This time of year, everyone is gearing up for back-to-school season. New schedules are being figured out, supplies are being selected and packed, and all the jitters and stresses of a fresh school year are settling in — for parents and kids. For some families grieving the loss of a loved one, however, a new school year can bring a new set of challenges. 

Sending your children back to school after a loss is a big transition for everyone. For parents, it’s natural to want to protect children who are grieving, but putting them back in school means less control over how they move through the world. So as we move into the school year, let’s take a moment to talk about what parents and children (and even friends and family of the bereaved) can do to continue to heal and grieve while transitioning to new schedules and navigating new barriers.

Setting the Stage for the New Year

Losing a loved one can be a major disruption to the normal family routine. If the loss happens during the summer you’ve probably spent a lot of extra time together grieving as a family. As a parent, you’ve probably spent that time keeping children away from triggers or emotional pitfalls. Now that school is starting, however, you’ll have less time and less opportunity to care for a grieving child. 

Your instincts may be to want to grab hold tighter than before. Be careful to not let those instincts make things more difficult for your child. Children experience death differently than you, so it’s important to not impose a grieving process on them. Kids want a sense of normalcy as much as possible, and death can make things very abnormal. Singling them out with more attention can add to that abnormal feeling. Make sure they feel supported and prepared for the new school year rather than overwhelmed. This is something important for friends and family of the bereaved to remember as well.

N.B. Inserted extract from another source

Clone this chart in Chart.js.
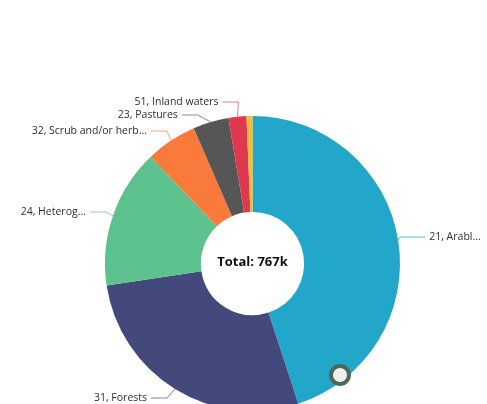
<!DOCTYPE html>
<html>
<head>
<meta charset="utf-8">
<script src="https://cdn.jsdelivr.net/npm/chart.js@4/dist/chart.umd.min.js"></script>
<style>
  html, body { margin: 0; padding: 0; background: #fff; }
  #wrap { width: 487px; height: 404px; overflow: hidden; position: relative; }
  canvas { display: block; }
</style>
</head>
<body>
<div id="wrap"><canvas id="c" width="487" height="420"></canvas></div>
<script>
// Land cover area by class (thousands)
const categories = ['21, Arable land', '31, Forests', '24, Heterogeneous agricultural areas',
  '32, Scrub and/or herbaceous vegetation', '23, Pastures', '51, Inland waters', '41, Inland wetlands'];
const shortLabels = ['21, Arabl...', '31, Forests', '24, Heterog...', '32, Scrub and/or herb...',
  '23, Pastures', '51, Inland waters', ''];
const areaK = [345, 212, 117, 43, 30, 15, 5];
const totalLabel = 'Total: 767k';

const colors = ['#22a6c9', '#434a7b', '#5dc28d', '#f97a3a', '#565656', '#e0394f', '#f4bf33'];
const lineColors = ['#5bbcd8', '#7a809f', '#8fd3ae', '#f8a277', '#8a8a8a', '#e9788a', '#f4bf33'];
// label row (y) and elbow shift for each callout
const calloutY = [237, 398, 212, 131, 115, 102, null];
const elbowDx = [2, -8, -7, -4, -13, 1, 0];

const calloutPlugin = {
  id: 'callouts',
  afterDraw(chart) {
    const ctx = chart.ctx;
    const meta = chart.getDatasetMeta(0);
    ctx.save();
    ctx.font = '10.5px "Open Sans", sans-serif';
    ctx.textBaseline = 'middle';
    meta.data.forEach((arc, i) => {
      if (!shortLabels[i] || calloutY[i] == null) return;
      const p = arc.getProps(['x', 'y', 'startAngle', 'endAngle', 'outerRadius'], true);
      const mid = (p.startAngle + p.endAngle) / 2;
      const ax = p.x + Math.cos(mid) * p.outerRadius;
      const ay = p.y + Math.sin(mid) * p.outerRadius;
      const right = Math.cos(mid) >= 0;
      const ex = ax + elbowDx[i];
      const ey = calloutY[i];
      const hx = ex + (right ? 25 : -16);
      ctx.strokeStyle = lineColors[i];
      ctx.lineWidth = 1;
      ctx.beginPath();
      ctx.moveTo(ax, ay);
      ctx.lineTo(ex, ey);
      ctx.lineTo(hx, ey);
      ctx.stroke();
      ctx.fillStyle = '#2e2e2e';
      ctx.textAlign = right ? 'left' : 'right';
      ctx.fillText(shortLabels[i], hx + (right ? 4 : -4), ey);
    });
    // centre total
    const a = meta.data[0];
    ctx.font = 'bold 13px "Open Sans", sans-serif';
    ctx.fillStyle = '#111';
    ctx.textAlign = 'center';
    ctx.fillText(totalLabel, a.x, a.y - 1);
    // pointer ring
    ctx.beginPath();
    ctx.arc(340, 375, 9, 0, Math.PI * 2);
    ctx.fillStyle = '#eeeeee';
    ctx.fill();
    ctx.lineWidth = 4;
    ctx.strokeStyle = '#4c6a5b';
    ctx.stroke();
    ctx.restore();
  }
};

new Chart(document.getElementById('c'), {
  type: 'doughnut',
  data: {
    labels: categories,
    datasets: [{
      data: areaK,
      backgroundColor: colors,
      borderWidth: 0
    }]
  },
  options: {
    responsive: false,
    animation: false,
    cutout: '35%',
    layout: { padding: { left: 105, right: 87, top: 116, bottom: 9 } },
    plugins: { legend: { display: false }, tooltip: { enabled: false } }
  },
  plugins: [calloutPlugin]
});
</script>
</body>
</html>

Important Steps When Starting the New Year

When we know someone we care about is upset, it is often an instinct to want to help “fix it” — especially with children. If we know a major change, like a new school year, is coming up, we want to try and speed up the grieving process so the child can be “fixed” beforehand.

We have to resist that urge. One thing that can help you and your child adjust to a new school year the most is to think of it as a helpful transition to a regular schedule. School restores useful relationship patterns with teachers, friends, and school counselors. The routine, structure, and social interactions of school can be extremely helpful for children and parents who are grieving. So as you move into the new year, try these easy actions to make the beginning of the school year smooth.

Acknowledge the grief – One thing you should avoid while supporting a grieving child or parent is pretending as if nothing happened. Telling a child to “move on” or “it’s not a big deal” stunts the grieving process and can add undue harm. Something major has happened, and acknowledging that is very important. Say the name of the person who has passed, tell stories about them, and answer questions the child may have. These things help everyone stay connected and allow the child to participate in their journey with grief. 

Communicate with teachers and administrators – Setting up good communication with trustworthy adults at your child’s school is an important part of transitioning back to school. Start by letting teachers and counselors know about the family loss. School officials can let you know if they have a process in place to help your child while at school, or you can talk about setting one up. It’s also important to tell your child what the school will know, so they aren’t surprised on the first day. This creates a system of trustworthy people the child can go to if they need support throughout the day. 

Listen – Overall, communication is a very important piece of the grieving process for parents and children. Listening may be the most important piece. Children need an adult they can trust. This is why you should make space for the child’s feelings. Listen to your child more than you speak. Resist the urge to relate (“I know how you feel”) or “fix” the situation, and instead allow them to describe their feelings and, in turn, acknowledge them. This allows the child to feel heard and more likely to communicate their grief rather than holding it all in.

Set boundaries – Being able to know what you or your child can give and take is a helpful tool when processing grief. When anyone is grieving, their bodies and minds are often a bit out of sorts, so understanding boundaries keeps stress down. If you or your child are vocal about what they can or cannot handle, respect those choices and help them in other ways. Also, a grieving child may act out and have other behavioral changes, so it’s important to stick to rules and boundaries so they know rules still matter. This helps provide the sense of normalcy they crave. 

Prepare for other kids (and adults) – If your family experiences a loss during the summer, there’s a good chance teachers and fellow students haven’t seen your family since the loss. This means the school year can also bring lots of questions. Make sure your child knows this may happen, and tell them it’s their choice if they want to engage and what they want to share. Maybe set some time to work on and practice responses they can give children and teachers should the questions come up. Also, discuss what they can do if other children make them uncomfortable with numerous questions. Helping your child feel supported in these stressful situations will better set them up for success.